Two-photon absorption and 3rd order susceptibility I am referring to introduction of Section 12.5 Multiphoton Absorption and Multiphoton Ionization (Page no. 550 of Nonlinear Optics, Boyd-3rd edition) where it has been said that the two-photon absorption is proportional to $Im\chi^{(3)}(\omega=\omega+\omega-\omega)$ and three-photon absorption is proportional to $Im\chi^{(5)}$ as calculated in Chapter 3.
In section 3.2.5, the expression of the 3rd order polarizability implies a dependence of $E^3$. 
I have 2 questions:


*

*How to understand that the two-photon absorption $\propto \chi^{(3)}$ and resolve the above seeming contradiction as we know that two-photon absorption probability $\propto E^2$?

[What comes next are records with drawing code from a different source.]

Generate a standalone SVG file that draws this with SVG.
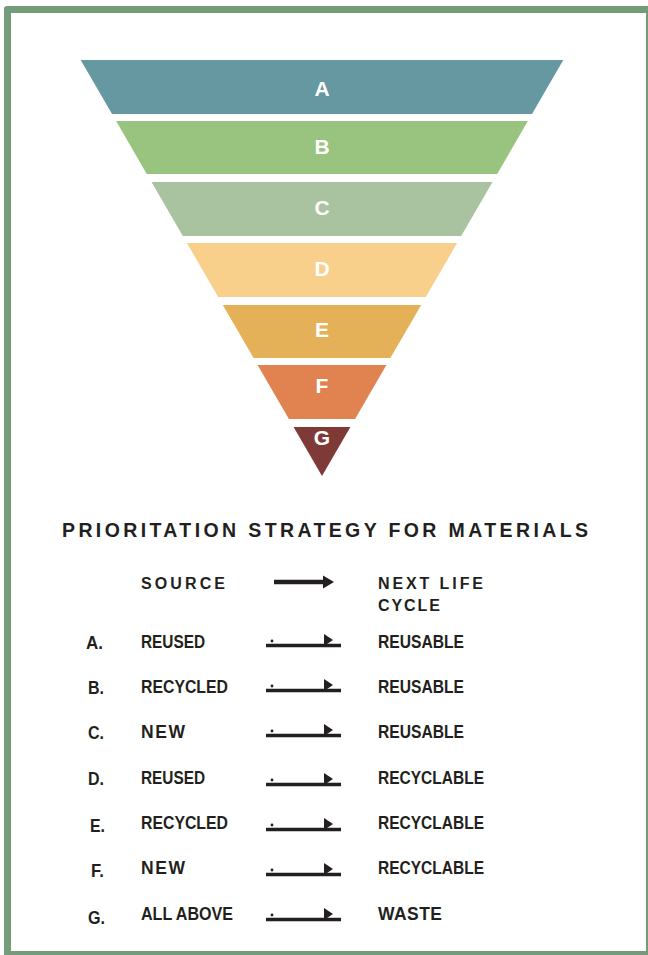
<svg xmlns="http://www.w3.org/2000/svg" width="648" height="955" viewBox="0 0 648 955">
<style>
.lbl{font-family:"Liberation Sans",Arial,sans-serif;font-weight:bold;font-size:21px;fill:#ffffff;text-anchor:middle}
.t{font-family:"Liberation Sans",Arial,sans-serif;font-weight:bold;font-size:17.5px;fill:#231f20}
.h{font-family:"Liberation Sans",Arial,sans-serif;font-weight:bold;font-size:16px;fill:#231f20}
.title{font-family:"Liberation Sans",Arial,sans-serif;font-weight:bold;font-size:19.5px;fill:#231f20}
.ln{stroke:#231f20;stroke-width:3.5;fill:none}
.hd{fill:#231f20}
</style>
<rect x="0" y="0" width="648" height="955" fill="#ffffff"/>
<path d="M4,9 Q4,6 7,6 L648,6 L648,955 L4,955 Z M11,13 L11,951 L646,951 L646,13 Z" fill="#749c79" fill-rule="evenodd"/>
<g id="layer-A"><polygon points="80.7,60 563.3,60 532,114 112,114" fill="#6598a0"/><text class="lbl" x="322" y="96">A</text></g>
<g id="layer-B"><polygon points="116.1,121 527.9,121 497.2,174 146.8,174" fill="#99c47f"/><text class="lbl" x="322" y="154">B</text></g>
<g id="layer-C"><polygon points="151.5,182 492.5,182 461.2,236 182.8,236" fill="#a9c2a0"/><text class="lbl" x="322" y="215">C</text></g>
<g id="layer-D"><polygon points="186.9,243 457.1,243 425.8,297 218.2,297" fill="#f8d08c"/><text class="lbl" x="322" y="276">D</text></g>
<g id="layer-E"><polygon points="222.8,305 421.2,305 390.4,358 253.6,358" fill="#e5b158"/><text class="lbl" x="322" y="337">E</text></g>
<g id="layer-F"><polygon points="257.6,365 386.4,365 355.1,419 288.9,419" fill="#e08350"/><text class="lbl" x="322" y="393">F</text></g>
<g id="layer-G"><polygon points="293.6,427 350.4,427 322,476" fill="#7f3a37"/><text class="lbl" x="322" y="445">G</text></g>
<text class="title" x="62" y="537" textLength="526" lengthAdjust="spacing">PRIORITATION STRATEGY FOR MATERIALS</text>
<g id="header">
<text class="h" x="141" y="589" textLength="84" lengthAdjust="spacing">SOURCE</text>
<text class="h" x="378" y="589" textLength="105" lengthAdjust="spacing">NEXT LIFE</text>
<text class="h" x="378" y="611" textLength="62" lengthAdjust="spacing">CYCLE</text>
</g>
<g id="connectors">
<line x1="274" y1="582" x2="326" y2="582" stroke="#231f20" stroke-width="4.5"/>
<polygon class="hd" points="323,575.5 334,582 323,588.5"/>
<g id="c-A"><line class="ln" x1="266" y1="645.5" x2="341" y2="645.5"/><polygon class="hd" points="324,634 333,640 324,646"/><circle class="hd" cx="272" cy="641" r="1.4"/></g>
<g id="c-B"><line class="ln" x1="266" y1="690.5" x2="341" y2="690.5"/><polygon class="hd" points="324,679 333,685 324,691"/><circle class="hd" cx="272" cy="686" r="1.4"/></g>
<g id="c-C"><line class="ln" x1="266" y1="735.5" x2="341" y2="735.5"/><polygon class="hd" points="324,724 333,730 324,736"/><circle class="hd" cx="272" cy="731" r="1.4"/></g>
<g id="c-D"><line class="ln" x1="266" y1="784.5" x2="341" y2="784.5"/><polygon class="hd" points="324,773 333,779 324,785"/><circle class="hd" cx="272" cy="780" r="1.4"/></g>
<g id="c-E"><line class="ln" x1="266" y1="829.5" x2="341" y2="829.5"/><polygon class="hd" points="324,818 333,824 324,830"/><circle class="hd" cx="272" cy="825" r="1.4"/></g>
<g id="c-F"><line class="ln" x1="266" y1="874.5" x2="341" y2="874.5"/><polygon class="hd" points="324,863 333,869 324,875"/><circle class="hd" cx="272" cy="870" r="1.4"/></g>
<g id="c-G"><line class="ln" x1="266" y1="919.5" x2="341" y2="919.5"/><polygon class="hd" points="324,908 333,914 324,920"/><circle class="hd" cx="272" cy="915" r="1.4"/></g>
</g>
<g id="row-A"><text class="t" x="86" y="649" textLength="17" lengthAdjust="spacingAndGlyphs">A.</text><text class="t" x="141" y="648" textLength="64" lengthAdjust="spacingAndGlyphs">REUSED</text><text class="t" x="378" y="648" textLength="86" lengthAdjust="spacingAndGlyphs">REUSABLE</text></g>
<g id="row-B"><text class="t" x="88" y="694" textLength="16" lengthAdjust="spacingAndGlyphs">B.</text><text class="t" x="141" y="693" textLength="87" lengthAdjust="spacingAndGlyphs">RECYCLED</text><text class="t" x="378" y="693" textLength="86" lengthAdjust="spacingAndGlyphs">REUSABLE</text></g>
<g id="row-C"><text class="t" x="88" y="739" textLength="16" lengthAdjust="spacingAndGlyphs">C.</text><text class="t" x="141" y="738" textLength="44" lengthAdjust="spacing">NEW</text><text class="t" x="378" y="738" textLength="86" lengthAdjust="spacingAndGlyphs">REUSABLE</text></g>
<g id="row-D"><text class="t" x="88" y="785" textLength="16" lengthAdjust="spacingAndGlyphs">D.</text><text class="t" x="141" y="784" textLength="64" lengthAdjust="spacingAndGlyphs">REUSED</text><text class="t" x="378" y="784" textLength="106" lengthAdjust="spacingAndGlyphs">RECYCLABLE</text></g>
<g id="row-E"><text class="t" x="90" y="832" textLength="15" lengthAdjust="spacingAndGlyphs">E.</text><text class="t" x="141" y="829" textLength="87" lengthAdjust="spacingAndGlyphs">RECYCLED</text><text class="t" x="378" y="829" textLength="106" lengthAdjust="spacingAndGlyphs">RECYCLABLE</text></g>
<g id="row-F"><text class="t" x="91" y="877" textLength="13" lengthAdjust="spacingAndGlyphs">F.</text><text class="t" x="141" y="874" textLength="44" lengthAdjust="spacing">NEW</text><text class="t" x="378" y="874" textLength="106" lengthAdjust="spacingAndGlyphs">RECYCLABLE</text></g>
<g id="row-G"><text class="t" x="88" y="924" textLength="17" lengthAdjust="spacingAndGlyphs">G.</text><text class="t" x="141" y="920" textLength="92" lengthAdjust="spacingAndGlyphs">ALL ABOVE</text><text class="t" x="378" y="920" textLength="64" lengthAdjust="spacing">WASTE</text></g>
</svg>
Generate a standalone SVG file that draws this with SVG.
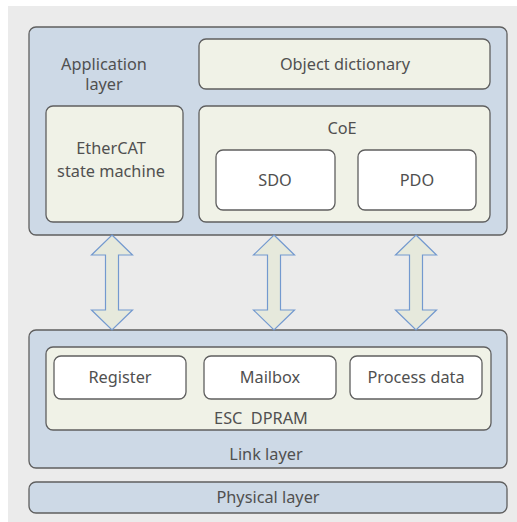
<svg xmlns="http://www.w3.org/2000/svg" width="517" height="522" viewBox="0 0 517 522">
<style>
.bg{fill:#ebebeb}
.layer{fill:#cdd9e6;stroke:#5f5f5f;stroke-width:1.3}
.inner{fill:#f0f2e7;stroke:#5f5f5f;stroke-width:1.3}
.leaf{fill:#ffffff;stroke:#5f5f5f;stroke-width:1.3}
.arrow{fill:#e6e9dc;stroke:#7399cf;stroke-width:1.2;stroke-linejoin:miter}
text{font-family:"Noto Sans","Liberation Sans",sans-serif;font-size:16.3px;fill:#505050;text-anchor:middle}
</style>
<rect class="bg" x="8" y="6" width="509" height="516"/>
<g id="application-layer">
<rect class="layer" x="29" y="27" width="478" height="208" rx="7"/>
<text x="104" y="70">Application</text>
<text x="104" y="90">layer</text>
</g>
<g id="object-dictionary">
<rect class="inner" x="199" y="39" width="291" height="50" rx="7"/>
<text x="345" y="70">Object dictionary</text>
</g>
<g id="state-machine">
<rect class="inner" x="46" y="106" width="137" height="116" rx="7"/>
<text x="111" y="154">EtherCAT</text>
<text x="111" y="177">state machine</text>
</g>
<g id="coe">
<rect class="inner" x="199" y="106" width="291" height="116" rx="7"/>
<text x="342" y="134">CoE</text>
</g>
<g id="sdo">
<rect class="leaf" x="216" y="150" width="119" height="60" rx="7"/>
<text x="275" y="186">SDO</text>
</g>
<g id="pdo">
<rect class="leaf" x="358" y="150" width="118" height="60" rx="7"/>
<text x="417" y="186">PDO</text>
</g>
<g id="link-layer">
<rect class="layer" x="29" y="330" width="478" height="138" rx="7"/>
<text x="266" y="460">Link layer</text>
</g>
<g id="esc-dpram">
<rect class="inner" x="46" y="347" width="445" height="83" rx="7"/>
<text x="261" y="424" xml:space="preserve">ESC  DPRAM</text>
</g>
<g id="register">
<rect class="leaf" x="54" y="356" width="132" height="43" rx="7"/>
<text x="120" y="383">Register</text>
</g>
<g id="mailbox">
<rect class="leaf" x="204" y="356" width="132" height="43" rx="7"/>
<text x="270" y="383">Mailbox</text>
</g>
<g id="process-data">
<rect class="leaf" x="350" y="356" width="132" height="43" rx="7"/>
<text x="416" y="383">Process data</text>
</g>
<g id="physical-layer">
<rect class="layer" x="29" y="482" width="478" height="31" rx="7"/>
<text x="268" y="503">Physical layer</text>
</g>
<g id="connectors">
<path class="arrow" d="M112,235 L132.5,255 L118.5,255 L118.5,310 L132.5,310 L112,330 L91.5,310 L105.5,310 L105.5,255 L91.5,255 Z"/>
<path class="arrow" d="M274,235 L294.5,255 L280.5,255 L280.5,310 L294.5,310 L274,330 L253.5,310 L267.5,310 L267.5,255 L253.5,255 Z"/>
<path class="arrow" d="M416,235 L436.5,255 L422.5,255 L422.5,310 L436.5,310 L416,330 L395.5,310 L409.5,310 L409.5,255 L395.5,255 Z"/>
</g>
</svg>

*We say that the two-photon absorption is very less likely compared to the one-photon absorption as its proportional to $E^2$ and the intensity dies away $\propto \frac{1}{r^2}$ in the transverse direction of laser beam. I think this is the spatial aspect of the two-photon absorption probability. If we consider the probability of two-photon absorption at a particular point,say the focal point of the laser beam, isn't the probability of two-photon absorption $M^{(2)}(\textbf{r},t) \propto E(t)^2$, higher order than the one-photon absorption $M^{(1)}(\textbf{r},t) \propto E(t)$?

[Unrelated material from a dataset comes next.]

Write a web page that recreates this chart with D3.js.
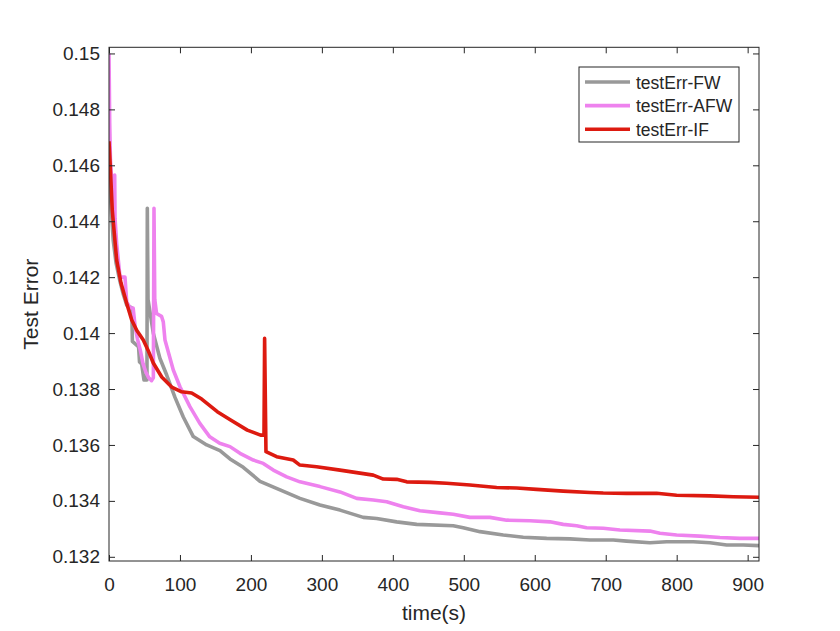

 A: Two-photon absorption goes as E^4 (or I^2) and NOT E^2 as you seem to misunderstand. 
The third-order polarizability goes as E^3 and is perfectly in sync with this ideas since the light-matter interaction term goes as P.E (The P bring along the E^3 term and the additional E in the dot product bring along the fourth E to make that E^4). 
A: 

*In the framework we are discussing (perturbative regime), the usual small parameter is $E/E_{at} \ll 1$ where $E_{at}$ is some characteristic atomic field (say, $e/a_0^2$ (CGS), where $a_0$ is the Bohr radius). In this case, $\chi^{(3)} \propto (E/E_{at})^3$ is usually smaller than $\chi^{(1)} \propto (E/E_{at})$ that gives you 1p absorption. However, you should notice that absorption is a resonant process, i.e. at a certain field frequency (while the small parameter accounts for the field amplitude) the 2p absorption will be larger than 1p absorption. Simply saying, if the dye absorbs 400 nm light, the 2p absorption will be dominant for the 800 nm excitation laser, but will be still less than 1p absorption of the 400 nm laser.